En los últimos meses de 2023, una nota periodística retrató a Calcar desde adentro: su historia, sus valores, sus desafíos, su presente y su futuro. No era solo un repaso institucional. Era una forma de presentarse ante el país, de reafirmar su identidad, de decir —en voz firme— “seguimos acá”.
Ese texto funcionaba como un espejo donde la empresa se veía y se mostraba: transparente, fuerte, con proyección. Se hablaba de recambio generacional, de adaptación a los nuevos consumidores, de inversión en tecnología, de profesionalización, de arraigo cooperativo. Se enunciaban certezas en un momento donde, en realidad, ya empezaban a escucharse los ruidos del desgaste.
Lo interesante es detenerse a pensar no tanto en lo que la empresa era, sino en cómo se autopercibía a través de esa nota de prensa. Porque lo que ahí se expresa no es la realidad objetiva, sino la forma en que la organización quería ser leída por los demás… y por sí misma.
La narrativa estaba muy cuidada: se evitaban las palabras duras, se elegían términos que transmitieran continuidad y esfuerzo. El lenguaje no era solo comunicación. Era defensa. Una forma de sostener un presente cada vez más frágil con un relato donde todo parecía bajo control.
Y sin embargo, pocos meses después, ese discurso quedó flotando como un eco. La planta detuvo su actividad, los socios quedaron en pausa, y lo que antes era un “proyecto de vida” pasó a convertirse en silencio.
El peso de lo que no se ve
Ese silencio posterior deja ver que el relato tenía una función protectora. Como si la empresa, en lugar de verse como una estructura que debía adaptarse a un entorno cambiante, se hubiera narrado como un organismo con alma propia, intocable, invulnerable. Y en eso hay una trampa.
Porque mientras el discurso hablaba de comunidad y esfuerzo, el entorno cambiaba con una velocidad y una violencia muy distinta. La automatización, la concentración del agro, el éxodo rural, la pérdida de mercados y la lógica global del consumo ya no tenían nada que ver con la épica cooperativa de mediados del siglo XX.
El relato estaba construido sobre una imagen profundamente humana del trabajo: productores que conocen a sus vecinos, tambos familiares, hijos que aprenden de sus padres, esfuerzo y comunidad. Pero la economía de hoy responde más a una lógica de sistemas que a una lógica de vínculos.
Esa tensión entre lo humano y lo inhumano es clave.

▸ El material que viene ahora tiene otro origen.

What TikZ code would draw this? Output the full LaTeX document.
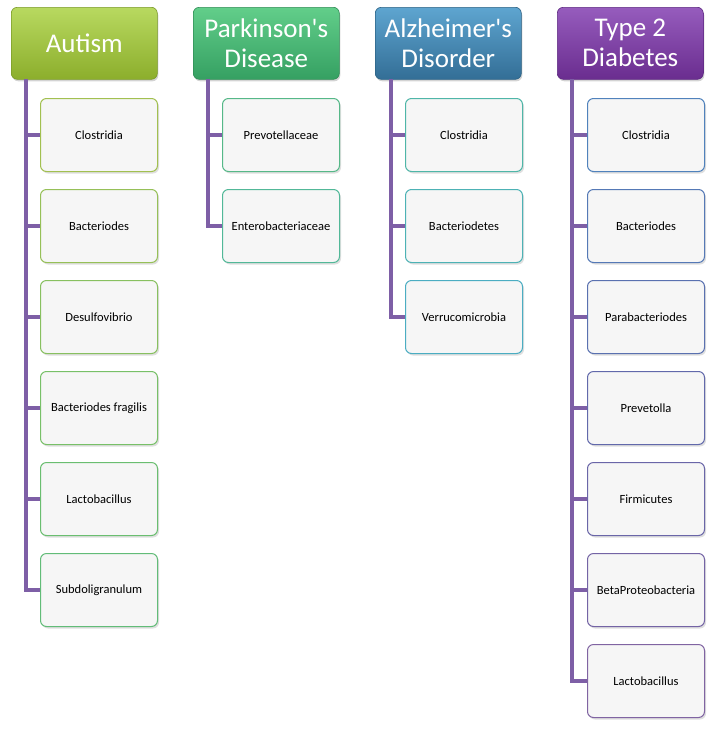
\documentclass[tikz,border=0pt]{standalone}
\usepackage{fontspec}
\setmainfont{Carlito}[Ligatures=TeXOff]
\usetikzlibrary{shadows}
\definecolor{spine}{HTML}{7E5FA6}
\definecolor{auT}{HTML}{B8D960}\definecolor{auB}{HTML}{8CAE2C}\definecolor{auD}{HTML}{7A9A28}
\definecolor{paT}{HTML}{62CE8A}\definecolor{paB}{HTML}{35A062}\definecolor{paD}{HTML}{2F8C55}
\definecolor{alT}{HTML}{5EA5D0}\definecolor{alB}{HTML}{336E96}\definecolor{alD}{HTML}{2C6284}
\definecolor{tyT}{HTML}{965CBD}\definecolor{tyB}{HTML}{6A2D8F}\definecolor{tyD}{HTML}{5C2880}
\definecolor{itemfill}{HTML}{F6F6F6}
\begin{document}
\begin{tikzpicture}[x=1pt,y=-1pt,
  hdr/.style={anchor=north west, minimum width=146pt, minimum height=72pt, inner sep=2pt,
    rounded corners=6pt, line width=0.6pt, text=white, align=center,
    font=\fontsize{27}{30}\selectfont,
    drop shadow={shadow xshift=1pt, shadow yshift=-2pt, opacity=0.35}},
  item/.style={anchor=north west, minimum width=117pt, minimum height=73pt, inner sep=2pt,
    rounded corners=6pt, line width=1pt, fill=itemfill, text=black,
    font=\fontsize{12.5}{14}\selectfont,
    drop shadow={shadow xshift=1.5pt, shadow yshift=-2pt, opacity=0.25}},
  conn/.style={line width=3.5pt, draw=spine, line cap=butt, line join=miter}]
\useasboundingbox (0,0) rectangle (714,732);

% Autism
\node[hdr, top color=auT, bottom color=auB, draw=auD] (h1) at (11,7) {Autism};
\coordinate (s1) at (26,79);
\foreach \t/\c [count=\i from 0] in {Clostridia/A2C050, Bacteriodes/96C058, Desulfovibrio/88C060, Bacteriodes fragilis/78C068, Lactobacillus/6ABE70, Subdoligranulum/62BC78}{
  \definecolor{bc}{HTML}{\c}
  \node[item, draw=bc] (a\i) at (40,98+91*\i) {\t};
}
\draw[conn] (s1) |- (a5.west);
\foreach \i in {0,...,4}{\draw[conn] (s1 |- a\i.west) -- (a\i.west);}

% Parkinson's
\node[hdr, top color=paT, bottom color=paB, draw=paD] (h2) at (193,7) {Parkinson's\\Disease};
\coordinate (s2) at (208,79);
\foreach \t/\c [count=\i from 0] in {Prevotellaceae/56B888, Enterobacteriaceae/52B898}{
  \definecolor{bc}{HTML}{\c}
  \node[item, draw=bc] (p\i) at (222,98+91*\i) {\t};
}
\draw[conn] (s2) |- (p1.west);
\draw[conn] (s2 |- p0.west) -- (p0.west);

% Alzheimer's
\node[hdr, top color=alT, bottom color=alB, draw=alD] (h3) at (375,7) {Alzheimer's\\Disorder};
\coordinate (s3) at (391,79);
\foreach \t/\c [count=\i from 0] in {Clostridia/4FB6A8, Bacteriodetes/4DB2B5, Verrucomicrobia/4BADC2}{
  \definecolor{bc}{HTML}{\c}
  \node[item, draw=bc] (z\i) at (405,98+91*\i) {\t};
}
\draw[conn] (s3) |- (z2.west);
\foreach \i in {0,1}{\draw[conn] (s3 |- z\i.west) -- (z\i.west);}

% Type 2 Diabetes
\node[hdr, top color=tyT, bottom color=tyB, draw=tyD] (h4) at (557,7) {Type 2\\Diabetes};
\coordinate (s4) at (572,79);
\foreach \t/\c [count=\i from 0] in {Clostridia/5082BC, Bacteriodes/5579B6, Parabacteriodes/5A71B0, Prevetolla/6269AB, Firmicutes/6A66A8, BetaProteobacteria/7464A5, Lactobacillus/8064A2}{
  \definecolor{bc}{HTML}{\c}
  \node[item, draw=bc] (t\i) at (587,98+91*\i) {\t};
}
\draw[conn] (s4) |- (t6.west);
\foreach \i in {0,...,5}{\draw[conn] (s4 |- t\i.west) -- (t\i.west);}
\end{tikzpicture}
\end{document}
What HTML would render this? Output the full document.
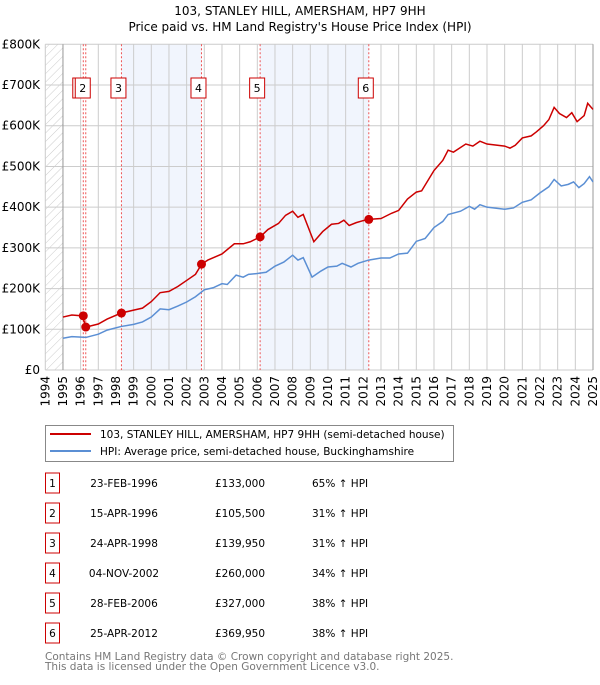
<!DOCTYPE html>
<html><head><meta charset="utf-8"><style>
body{margin:0;background:#fff;font-family:"Liberation Sans","DejaVu Sans",sans-serif}
svg text{font-family:"DejaVu Sans","Liberation Sans",sans-serif}
</style></head><body>
<svg id="c" width="600" height="680" xmlns="http://www.w3.org/2000/svg">
<defs><pattern id="hatch" width="6" height="6" patternUnits="userSpaceOnUse" patternTransform="rotate(45)"><line x1="0" y1="0" x2="0" y2="6" stroke="#ccc" stroke-width="1"/></pattern></defs>
<text x="300" y="15" text-anchor="middle" font-size="12">103, STANLEY HILL, AMERSHAM, HP7 9HH</text>
<text x="300" y="31" text-anchor="middle" font-size="12">Price paid vs. HM Land Registry's House Price Index (HPI)</text>
<g id="plot"></g>
<g>
<rect x="45.5" y="425.5" width="408" height="36" fill="#fff" stroke="#888"/>
<line x1="50" y1="434" x2="91" y2="434" stroke="#cc0000" stroke-width="2"/>
<text x="100" y="438" font-size="10.5">103, STANLEY HILL, AMERSHAM, HP7 9HH (semi-detached house)</text>
<line x1="50" y1="451" x2="91" y2="451" stroke="#5b8fd4" stroke-width="2"/>
<text x="100" y="455" font-size="10.5">HPI: Average price, semi-detached house, Buckinghamshire</text>
</g>
<g id="table"></g>
<text x="45" y="660" font-size="10.5" fill="#777">Contains HM Land Registry data © Crown copyright and database right 2025.</text>
<text x="45" y="670" font-size="10.5" fill="#777">This data is licensed under the Open Government Licence v3.0.</text>
</svg>
<script>
const years=[1994,1995,1996,1997,1998,1999,2000,2001,2002,2003,2004,2005,2006,2007,2008,2009,2010,2011,2012,2013,2014,2015,2016,2017,2018,2019,2020,2021,2022,2023,2024,2025];
const yTicks=[0,100000,200000,300000,400000,500000,600000,700000,800000];
const yTickLabels=["£0","£100K","£200K","£300K","£400K","£500K","£600K","£700K","£800K"];
const redT=[1995.0,1995.5,1996.1,1996.3,1997,1997.5,1998.3,1999,1999.5,2000,2000.5,2001,2001.5,2002,2002.5,2002.85,2003.2,2004,2004.7,2005.2,2005.6,2006.16,2006.6,2007.2,2007.6,2008,2008.3,2008.6,2009.2,2009.7,2010.2,2010.6,2010.9,2011.2,2011.6,2012.0,2012.3,2013,2013.6,2014,2014.5,2015,2015.3,2016,2016.5,2016.8,2017.1,2017.8,2018.2,2018.6,2019,2020,2020.3,2020.6,2021,2021.5,2021.8,2022.2,2022.5,2022.8,2023.1,2023.5,2023.8,2024.1,2024.5,2024.7,2025.0];
const redV=[130,135,133,105.5,113,125,140,147,152,168,190,193,205,220,235,260,270,285,310,310,315,327,345,360,380,390,375,382,315,340,358,360,368,355,362,367,370,372,385,392,420,437,440,490,515,540,535,555,550,562,555,550,545,552,570,575,585,600,615,645,630,620,632,610,625,655,640];
const blueT=[1995,1995.5,1996.3,1997,1997.5,1998.3,1999,1999.5,2000,2000.5,2001,2001.5,2002,2002.5,2003,2003.5,2004,2004.3,2004.8,2005.2,2005.5,2006,2006.5,2007,2007.5,2008,2008.3,2008.6,2009.1,2009.6,2010,2010.5,2010.8,2011.3,2011.7,2012.3,2013,2013.5,2014,2014.5,2015,2015.5,2016,2016.5,2016.8,2017.5,2018,2018.3,2018.6,2019,2020,2020.5,2021,2021.5,2022,2022.5,2022.8,2023.2,2023.6,2023.9,2024.2,2024.5,2024.8,2025];
const blueV=[78,82,80,88,98,107,112,118,130,150,148,157,167,180,197,202,212,210,233,228,235,237,240,255,265,282,270,276,228,243,253,255,262,253,262,270,275,275,285,287,316,323,350,365,382,390,402,395,406,400,395,398,412,418,435,450,468,452,456,462,448,458,475,462];
const saleLabels=["1","2","3","4","5","6"];
const saleT=[1996.15,1996.29,1998.31,2002.84,2006.16,2012.31];
const saleV=[133000,105500,139950,260000,327000,369950];
const saleDates=["23-FEB-1996","15-APR-1996","24-APR-1998","04-NOV-2002","28-FEB-2006","25-APR-2012"];
const salePrices=["£133,000","£105,500","£139,950","£260,000","£327,000","£369,950"];
const saleHpi=["65% ↑ HPI","31% ↑ HPI","31% ↑ HPI","34% ↑ HPI","38% ↑ HPI","38% ↑ HPI"];

const X0=45.3,X1=593,Y0=370,Y1=44.3;
const sx=t=>X0+(t-1994)/(2025-1994)*(X1-X0);
const sy=v=>Y0-v/800000*(Y0-Y1);
const NS="http://www.w3.org/2000/svg";
const plot=document.getElementById('plot');
function mk(tag,attrs,parent){const e=document.createElementNS(NS,tag);for(const k in attrs)e.setAttribute(k,attrs[k]);(parent||plot).appendChild(e);return e;}

// shaded bands
[[2,3],[4,5]].forEach(([a,b],i)=>{
 const r=mk('rect',{x:sx(saleT[a]),y:Y1,width:sx(saleT[b])-sx(saleT[a]),height:Y0-Y1,fill:'#eef3fd',opacity:0.8});
 
 
});
const h=mk('rect',{x:X0,y:Y1,width:sx(1995)-X0,height:Y0-Y1,fill:'url(#hatch)'});


// grid
years.forEach(y=>{
 const l=mk('line',{x1:sx(y),x2:sx(y),y1:Y1,y2:Y0,stroke:'#ccc','stroke-width':1});
 
 
 const t=mk('text',{x:0,y:0,'font-size':12,'text-anchor':'end',transform:`translate(${sx(y)+4},376) rotate(-90)`});
 t.textContent=y;
 
 
});
yTicks.forEach((v,i)=>{
 const l=mk('line',{x1:X0,x2:X1,y1:sy(v),y2:sy(v),stroke:'#ccc','stroke-width':1});
 
 
 const t=mk('text',{x:40,y:sy(v)+4,'font-size':12,'text-anchor':'end'});
 t.textContent=yTickLabels[i];
 
 
});
const ax=mk('line',{x1:sx(1995),x2:sx(1995),y1:Y1,y2:Y0,stroke:'#999'});


const ax2=mk('line',{x1:X1,x2:X1,y1:Y1,y2:Y0,stroke:'#999'});


// sale lines
saleT.forEach((t,i)=>{
 const l=mk('line',{x1:sx(t),x2:sx(t),y1:Y1,y2:Y0,stroke:'#e55','stroke-width':1,'stroke-dasharray':'2,2'});
 
 
});
// series
const bp=mk('polyline',{points:blueT.map((t,i)=>sx(t)+','+sy(blueV[i]*1000)).join(' '),fill:'none',stroke:'#5b8fd4','stroke-width':1.5});


const rp=mk('polyline',{points:redT.map((t,i)=>sx(t)+','+sy(redV[i]*1000)).join(' '),fill:'none',stroke:'#cc0000','stroke-width':1.5});


saleT.forEach((t,i)=>{
 const c=mk('circle',{cx:sx(t),cy:sy(saleV[i]),r:4.5,fill:'#cc0000'});
 
 
});
saleT.forEach((t,i)=>{
 const g=mk('g',{});
 
 
 mk('rect',{x:sx(t)-3-7.5,y:78,width:15,height:20,fill:'#fff',stroke:'#cc0000'},g);
 const tx=mk('text',{x:sx(t)-3,y:92,'font-size':11,'text-anchor':'middle'},g);
 tx.textContent=saleLabels[i];
});
// table
const tb=document.getElementById('table');
saleLabels.forEach((s,i)=>{
 const cy=483+i*30;
 const g=mk('g',{},tb);
 
 
 mk('rect',{x:45.5,y:cy-10,width:14,height:20,fill:'#fff',stroke:'#cc0000'},g);
 const cells=[[52.5,'middle',s],[124,'middle',saleDates[i]],[240,'middle',salePrices[i]],[312,'start',saleHpi[i]]];
 cells.forEach(c=>{const t=mk('text',{x:c[0],y:cy+4,'font-size':10.5,'text-anchor':c[1]},g);t.textContent=c[2];});
});
</script>
</body></html>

Porque mientras el relato afirmaba un mundo cargado de valores y sentido, lo que avanzaba por fuera era un sistema que no entiende de eso: una red de precios, algoritmos de mercado, cadenas logísticas, mapas de distribución. Una geografía productiva que ya no se mide en relaciones humanas, sino en flujos de materia, en eficiencia, en márgenes.
Y allí aparece otro problema: el de los discursos que insisten en una dimensión casi espiritual —ética, emotiva, cultural— mientras lo inorgánico avanza. Mientras las máquinas piensan, mientras las decisiones se automatizan, mientras el campo se transforma en un tablero de sensores, el relato del productor “con nombre y apellido” queda desplazado.
El cuerpo que no aguanta su relato
Volver a leer ese texto hoy es casi conmovedor. Porque muestra cómo la empresa quiso seguir creyendo. Cómo armó una imagen de sí misma que no contemplaba la posibilidad del fin. No se trata de un engaño. Se trata de una creencia profunda en que el valor simbólico —la historia, la marca, la comunidad— bastaba para sostener el modelo.
Pero hay un momento en que los relatos no alcanzan. Cuando el terreno cambia, cuando las relaciones se desmaterializan, cuando la geografía ya no se define por cercanía física sino por lógica digital, el lenguaje queda corto. Lo simbólico se quiebra. Lo orgánico no resiste la velocidad del sistema.
Y eso es lo que ocurrió. La imagen de Calcar construida en esa nota es un buen ejemplo de lo que pasa cuando una organización sigue narrándose con el idioma de otro tiempo. Mientras el presente exige otros códigos, otras lógicas, otro ritmo.
Para seguir pensando
-
¿Qué pasa cuando las empresas se siguen pensando como cuerpos humanos en un mundo que ya no responde a esa lógica?
-
¿Cómo se sostienen los discursos cooperativos cuando el territorio ya no es comunidad, sino logística?
-
¿Qué lugar queda para los relatos fundacionales cuando los márgenes de error se achican y el algoritmo decide más que el vecino?
La historia de Calcar, leída desde su discurso, no es solo un caso empresarial. Es una postal de época. Un retrato de cómo los relatos pueden ser potentes, necesarios, incluso conmovedores. Pero también de cómo, si no se revisan, pueden dejar a las organizaciones sin margen para enfrentar lo que viene.